The artist in the tombs was freed from restrictions in depicting some subjects related to the king and his family. As Nefertiti appeared breastfeeding her baby. And other inscriptions show the king kissing his wife. This kind of art had not appeared before, but maybe it was forbidden.

The other decorations depicted the visit of the king and queen to the Aten temple. As well as the view of the king and queen and their daughters worshiping the god Aten inside the temple.

Akhenaten, Nefertiti, and three daughters beneath the Aten

Akhenaten, Nefertiti, and three daughters beneath the Aten
by Prof. Mortel

Actually, the scenes and texts engraved on the walls of the tombs of the king’s entourage in the eastern mountain are a basic source that allows visualizing the Aten faith.

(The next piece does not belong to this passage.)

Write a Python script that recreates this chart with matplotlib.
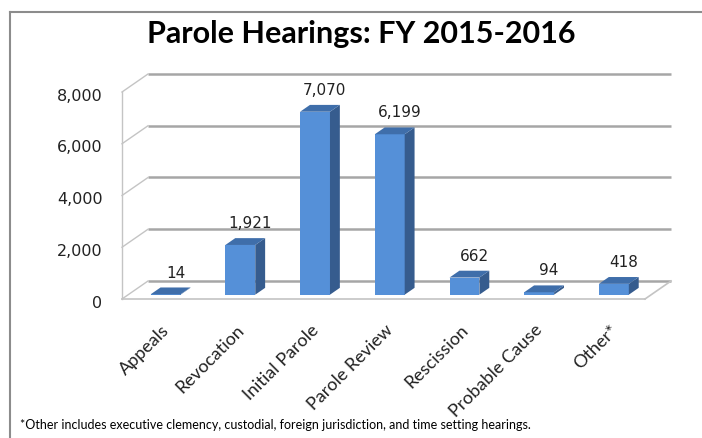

Also, they provide many vivid images of temples and palaces and aspects of the religion. They enable you to witness as if you attend all the Burial rites and how the living mourns their dead amid a solemn Pharaonic ceremony. These inscriptions also uncover worldly activity in the period when the “Horizon of god Aten” was a wonderful seat of the pharaoh.

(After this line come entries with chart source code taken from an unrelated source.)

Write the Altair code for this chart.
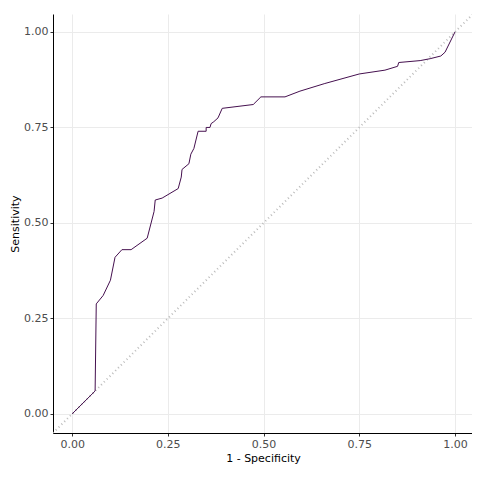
import altair as alt
import pandas as pd

fpr = [0, 0.06, 0.063, 0.081, 0.1, 0.112, 0.13, 0.154, 0.196, 0.214, 0.217, 0.235, 0.277, 0.285, 0.287,
       0.305, 0.31, 0.318, 0.329, 0.35, 0.35, 0.36, 0.363, 0.37, 0.381, 0.392, 0.473, 0.493, 0.556,
       0.595, 0.66, 0.75, 0.817, 0.85, 0.853, 0.909, 0.935, 0.963, 0.974, 1.0]
tpr = [0, 0.06, 0.288, 0.31, 0.35, 0.41, 0.43, 0.43, 0.46, 0.53, 0.56, 0.565, 0.59, 0.62, 0.64,
       0.655, 0.68, 0.695, 0.74, 0.74, 0.75, 0.75, 0.76, 0.765, 0.775, 0.80, 0.81, 0.83, 0.83,
       0.845, 0.865, 0.89, 0.90, 0.91, 0.92, 0.925, 0.93, 0.937, 0.947, 1.0]
diag = [-0.05, 1.05]

df = pd.DataFrame({"x": fpr, "y": tpr, "o": list(range(len(fpr)))})
dd = pd.DataFrame({"x": diag, "y": diag})

ticks = [0, 0.25, 0.5, 0.75, 1.0]
xs = alt.Scale(domain=[-0.05, 1.047], nice=False, zero=False)
ys = alt.Scale(domain=[-0.05, 1.047], nice=False, zero=False)
ax = dict(values=ticks, format=".2f", grid=True, gridColor="#ebebeb", domainColor="black",
          tickColor="#333", tickSize=3, labelColor="#4d4d4d", labelFontSize=11,
          titleFontSize=11, titleFontWeight="normal", titleColor="black",
          labelFont="DejaVu Sans", titleFont="DejaVu Sans", titlePadding=3)

d = alt.Chart(dd).mark_line(color="#bbbbbb", strokeDash=[1, 3], clip=True).encode(
    x=alt.X("x:Q", scale=xs, axis=alt.Axis(title="1 - Specificity", **ax)),
    y=alt.Y("y:Q", scale=ys, axis=alt.Axis(title="Sensitivity", **ax)))
l = alt.Chart(df).mark_line(color="#45104f", strokeWidth=1).encode(
    x=alt.X("x:Q", scale=xs), y=alt.Y("y:Q", scale=ys), order="o:Q")

chart = (d + l).properties(width=420, height=419, autosize="none",
                           padding={"left": 45, "top": 6, "right": -1, "bottom": 31}
                           ).configure_view(stroke=None)
chart.save("out.html", embed_options={"renderer": "svg", "actions": False})
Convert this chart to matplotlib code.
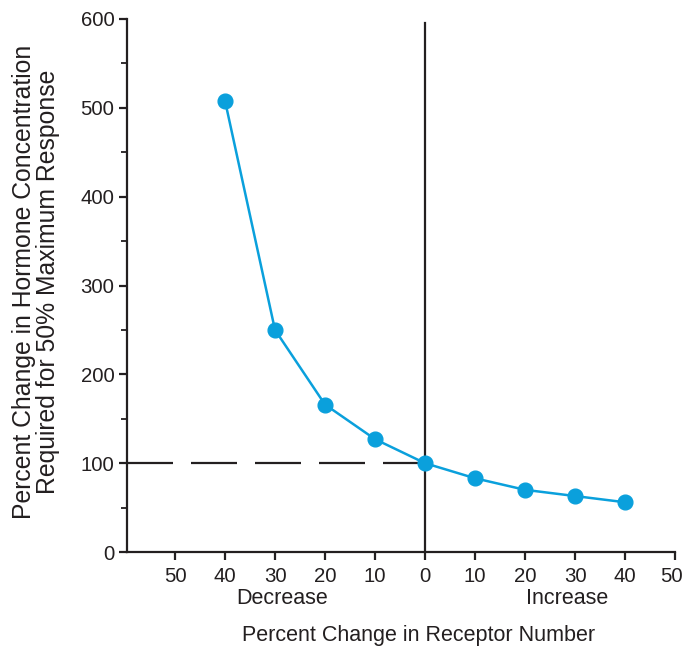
import matplotlib
matplotlib.use("Agg")
import matplotlib.pyplot as plt
from matplotlib.ticker import MultipleLocator, FixedLocator
from matplotlib.transforms import ScaledTranslation

# Data: negative = decrease, positive = increase in receptor number
receptor_change = [-40, -30, -20, -10, 0, 10, 20, 30, 40]
hormone_change = [508, 250, 166, 127, 100, 83, 70, 63, 56]
x_ticks = [-50, -40, -30, -20, -10, 0, 10, 20, 30, 40, 50]
x_tick_labels = ["50", "40", "30", "20", "10", "0", "10", "20", "30", "40", "50"]
y_ticks = [0, 100, 200, 300, 400, 500, 600]

plt.rcParams['font.family'] = ['Liberation Sans', 'DejaVu Sans']

fig = plt.figure(figsize=(6.84, 6.47), dpi=100)
ax = fig.add_axes([127/684, 1 - 552/647, (675 - 127)/684, (552 - 19)/647])

color = '#0aa0dc'
ax.plot(receptor_change, hormone_change, color=color, lw=1.8, marker='o',
        markersize=10.6, zorder=3)

# reference lines
ax.axvline(0, ymin=0, ymax=0.992, color='#231f20', lw=1.6, zorder=2)
ax.plot([-59.6, 0], [100, 100], color='#231f20', lw=1.6, dashes=(20.7, 8.1), zorder=2)

ax.set_xlim(-59.6, 50)
ax.set_ylim(0, 600)
ax.xaxis.set_major_locator(FixedLocator(x_ticks))
ax.set_xticklabels(x_tick_labels)
ax.set_yticks(y_ticks)
ax.yaxis.set_minor_locator(MultipleLocator(50))

for s in ['top', 'right']:
    ax.spines[s].set_visible(False)
for s in ['left', 'bottom']:
    ax.spines[s].set_linewidth(1.6)
    ax.spines[s].set_color('#231f20')

ax.tick_params(axis='both', which='major', direction='out', length=6, width=1.6,
               color='#231f20', labelsize=14.7, labelcolor='#231f20')
ax.tick_params(axis='y', which='minor', direction='out', length=4, width=1.3,
               color='#231f20')
ax.tick_params(axis='x', pad=5)
ax.tick_params(axis='y', pad=3)

# keep the last x tick label inside the figure
last = ax.get_xticklabels()[-1]
last.set_transform(last.get_transform() + ScaledTranslation(-4/100, 0, fig.dpi_scale_trans))

ax.text(-28.5, -52, "Decrease", ha='center', va='center', fontsize=15.5, color='#231f20')
ax.text(28.5, -52, "Increase", ha='center', va='center', fontsize=15.5, color='#231f20')
fig.text(419/684, 1 - 636/647, "Percent Change in Receptor Number", ha='center',
         va='center', fontsize=15.5, color='#231f20')
fig.text(36/684, 1 - 282/647,
         "Percent Change in Hormone Concentration\nRequired for 50% Maximum Response",
         ha='center', va='center', rotation=90, fontsize=17.8, color='#231f20',
         linespacing=1.0)

fig.savefig("out.png", dpi=100)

These tombs took the same design as the Valley of the Kings. They are consisting of a ramp with three corridors branching from it.

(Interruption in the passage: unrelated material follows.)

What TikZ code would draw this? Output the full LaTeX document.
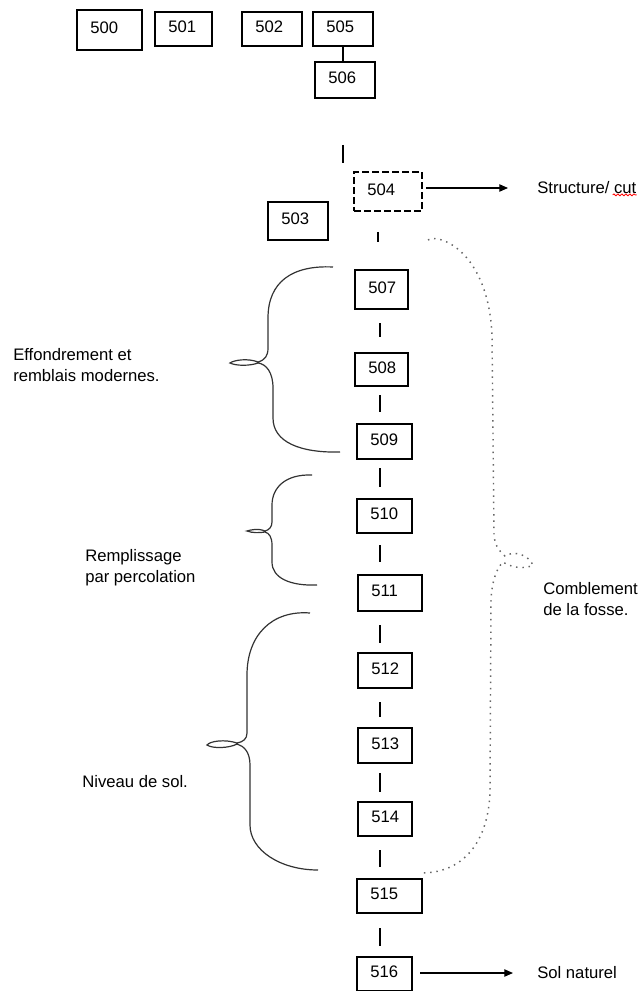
\documentclass[tikz,border=0pt]{standalone}
\usepackage{fontspec}
\setmainfont{Liberation Sans}
\usetikzlibrary{arrows.meta,fit,decorations.pathmorphing,calc}
\newcommand\bx[6][box]{%
  \node[#1, fit={(#3,#4) (#5,#6)}] (b#2) {};
  \node[num] (n#2) at ($(b#2.west)+(13,-2)$) {#2};}
\newcommand\sg[5][sp]{%
  \draw[seg] ($(#2.south -| #1)+(0,#4)$) -- ($(#3.north -| #1)+(0,-#5)$);}
\begin{document}
\begin{tikzpicture}[x=0.75pt,y=-0.75pt,
  box/.style={draw=black, line width=1.85pt, inner sep=0pt, outer sep=0pt},
  dbox/.style={box, dash pattern=on 5pt off 2.5pt},
  num/.style={inner sep=0pt, anchor=west, font=\fontsize{12.5}{15}\selectfont},
  lbl/.style={inner sep=0pt, anchor=west, align=left, font=\fontsize{12.5}{16}\selectfont},
  seg/.style={line width=1.5pt},
  arr/.style={line width=0.9pt, -{Triangle[length=6.5pt,width=5.5pt]}},
  brc/.style={line width=0.9pt, draw=black!80},
  dotb/.style={line width=1.1pt, draw=black!60, dash pattern=on 1.1pt off 3.6pt},
]
\useasboundingbox (0,0) rectangle (643,991);
\coordinate (sp) at (379.5,0);
\coordinate (s2) at (343,0);
\coordinate (s3) at (378,0);
% boxes
\bx{500}{77}{10}{142}{50}
\bx{501}{155}{12}{212}{46}
\bx{502}{242}{12}{302}{46}
\bx{505}{313}{12}{373}{46}
\bx{506}{315}{62}{375}{98}
\bx[dbox]{504}{354}{172}{422}{211}
\bx{503}{268}{202}{328}{240}
\bx{507}{355}{270}{408}{309}
\bx{508}{355}{353}{408}{386}
\bx{509}{357}{424}{412}{459}
\bx{510}{357}{499}{412}{533}
\bx{511}{358}{575}{422}{611}
\bx{512}{358}{653}{412}{688}
\bx{513}{358}{728}{412}{763}
\bx{514}{358}{802}{412}{836}
\bx{515}{357}{879}{422}{913}
\bx{516}{357}{957}{412}{991}
% connectors
\draw[line width=1.2pt] (b505.south) -- (b505.south |- b506.north);
\sg[s2]{b506}{b504}{47}{9}
\sg[s3]{b504}{b507}{21}{28}
\sg{b507}{b508}{14}{16}
\sg{b508}{b509}{9}{12}
\sg{b509}{b510}{9}{12}
\sg{b510}{b511}{12}{13}
\sg{b511}{b512}{14}{10}
\sg{b512}{b513}{14}{11}
\sg{b513}{b514}{10}{10}
\sg{b514}{b515}{14}{12}
\sg{b515}{b516}{15}{11}
% labels
\node[lbl] (teff) at (13,365) {Effondrement et\\remblais modernes.};
\node[lbl] (trem) at (85,567.5) {Remplissage\\par percolation};
\node[lbl] (tniv) at (82,782) {Niveau de sol.};
\node[lbl] (tcom) at (543,599) {Comblement\\de la fosse.};
\node[lbl] (tcut) at (537,188) {Structure/ cut};
\node[lbl] (tsol) at (537,973) {Sol naturel};
% arrows
\draw[arr] ($(b504.east |- tcut.west)+(4,0)$) -- ($(tcut.west)+(-29,0)$);
\draw[arr] ($(b516.east |- tsol.west)+(8,0)$) -- ($(tsol.west)+(-24,0)$);
\draw[red, line width=0.6pt, decorate, decoration={snake, amplitude=0.7pt, segment length=3pt}]
  ($(tcut.south east)+(-24,0.5)$) -- ($(tcut.south east)+(0,0.5)$);
% braces
\draw[brc] (333,267) .. controls (292,265) and (268,282) .. (268,318) -- (268,348)
  .. controls (268,356) and (265,360) .. (258,362)
  .. controls (248,358) and (234,360) .. (230,363)
  .. controls (236,366) and (250,366) .. (258,363)
  .. controls (266,364) and (273,372) .. (273,388) -- (273,418)
  .. controls (273,442) and (300,453) .. (340,452);
\draw[brc] (312,475) .. controls (285,474) and (272,488) .. (272,505) -- (272,522)
  .. controls (272,527) and (269,530) .. (265,531)
  .. controls (258,528) and (250,530) .. (247,531)
  .. controls (252,533) and (260,533) .. (265,532)
  .. controls (269,533) and (272,537) .. (272,545) -- (272,562)
  .. controls (272,578) and (290,586) .. (317,585);
\draw[brc] (310,613) .. controls (272,610) and (247,635) .. (247,675) -- (247,733)
  .. controls (247,739) and (243,742) .. (237,743)
  .. controls (225,739) and (210,741) .. (207,745)
  .. controls (213,749) and (230,748) .. (237,744)
  .. controls (244,746) and (250,752) .. (250,765) -- (250,825)
  .. controls (250,850) and (280,870) .. (318,870);
\draw[dotb] (428,240) .. controls (438,233) and (488,250) .. (492,335) -- (494,535)
  .. controls (495,545) and (498,550) .. (505,556)
  .. controls (515,550) and (528,555) .. (533,565)
  .. controls (524,570) and (510,567) .. (503,562)
  .. controls (497,568) and (492,580) .. (491,600) -- (490,790)
  .. controls (489,840) and (465,872) .. (423,873);
\end{tikzpicture}
\end{document}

That was how Akhnaton’s revolution was even in the artists and architecture but was this revolution successful?

Success or Failure of the Akhenaten Revolution!

Along the reign of Amenhotep IV, Akhitaton was the center of the power. It was the stick that deters the oppression and tyranny of the priests of Amun. But the age of the city did not last more than seventeen years. As the time of King Akhnaton’s death had come.

After the king’s death and in the reign of Tutankhamun, the king abandoned the city. The priests took advantage of his young age. So, under pressure from these priests, Tutankhaten left Akhitaton. They restored the center of power again to Theba, where the god Amun was worshiped. Then the king was called Tutankhamun instead of Tutankhaten.

Later in all the historical eras that followed because of the city’s association with the god Aten, the priests of Amun erased any title associated with that god. And even considered the city cursed. It completely left, and no one lived there.

Until the Amarna tribe came. So, Akhitaton takes the name of Amarna, attributing it to this tribe. While Tell means hill, as this area is surrounded by mountains and hills. A woman of these peasants met a historical treasure in Tell El Amarna land that shines to tell about foreign relations in that period. What is this treasure, then!

What had the land of the Amarna project embraced?

A local woman was digging to suddenly find a cache of over 300 cuneiform tablets. These tablets are archaeological treasures. They revealed to us the diplomatic correspondence of the pharaoh in the kingdoms of Canaan and Amuro or the leaders of the neighboring kingdoms.

The used language in these tables is mostly the Akkadian cuneiform, a writing style that was common in ancient Mesopotamia. Sometimes this language called a mixed language of Canaanite and Akkadian.

This ancient city that is located on the eastern bank of the Nile in the Minya Governorate in Upper Egypt is considered a symbol of “revolutionary beliefs” and “imaginary hymns.”